Let’s start with playability. If the piano is unplayable, and by that, I mean that if the keys stick because of fatigue, no sound comes with certain keys, or is physically beaten, that can affect the value. If it’s below $1,000, I would consider the piano as a project or a lost cause. If you don’t want a project, then I would stay away from those project pianos.
Second, the finish is another value factor. While it isn’t related to how the piano sounds or plays, a worn out finish is a negotiable part to lower the asking price of a piano. Luckily, most reputable sellers have the piano’s finish already taken care of. However, if you’re looking at a Vose & Sons piano that is a private listing, keep the finish in mind.

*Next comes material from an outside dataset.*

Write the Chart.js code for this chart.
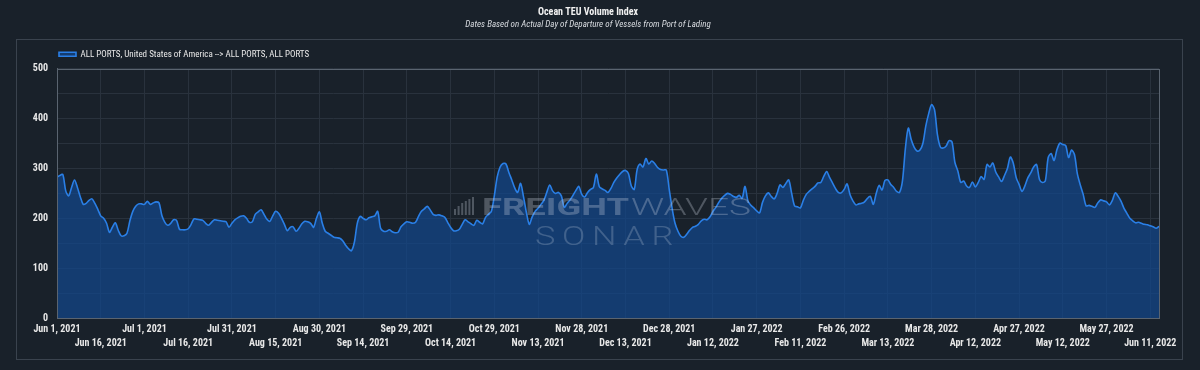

Lastly, the tune is key. Does the piano play in tune is a question you must have when looking at not just a Vose & Sons, but any used piano out in the market today. If the piano isn’t in tune, that is not only a cost in your budget, but it can be another negotiable factor in the asking price. You’re gonna have to get a tuner to check out the piano regardless if it is in tune.
Determine What Vose & Sons Pianos Are Worth
To know the true or most accurate Vose & Sons piano value, it takes more than understanding that a spinet piano is the cheapest option and the grand piano is going to be the highest price for a piano. It’s talking with experts and having a little bit of common sense.
Remember, that in any steal that is suspiciously low, that deal of the century might not be there. An honest seller will tell you that the piano is unplayable and needs to be repaired by a tuner.
I would recommend talking to your local tuner and appraiser. Firstly, a tuner will know about different brands and models that Vose & Sons made in their heyday. They can highlight what is a solid deal and what isn’t. They can also tell you what are some of the flaws with a Vose & Sons, other than these pianos being visibly stunning for their age.
Similar to the tuner, the appraiser will know the market and tell you where a Vose & Sons grand piano will fall in the market. The key for the price is that a Vose & Sons will be cheaper than a Steinway of that vintage. Why is that? It’s because a more recognizable brand will command a higher price because there is a demand for that piano. It is not to say that a Vose & Sons isn’t a great piano, but rather, a great piano for the price.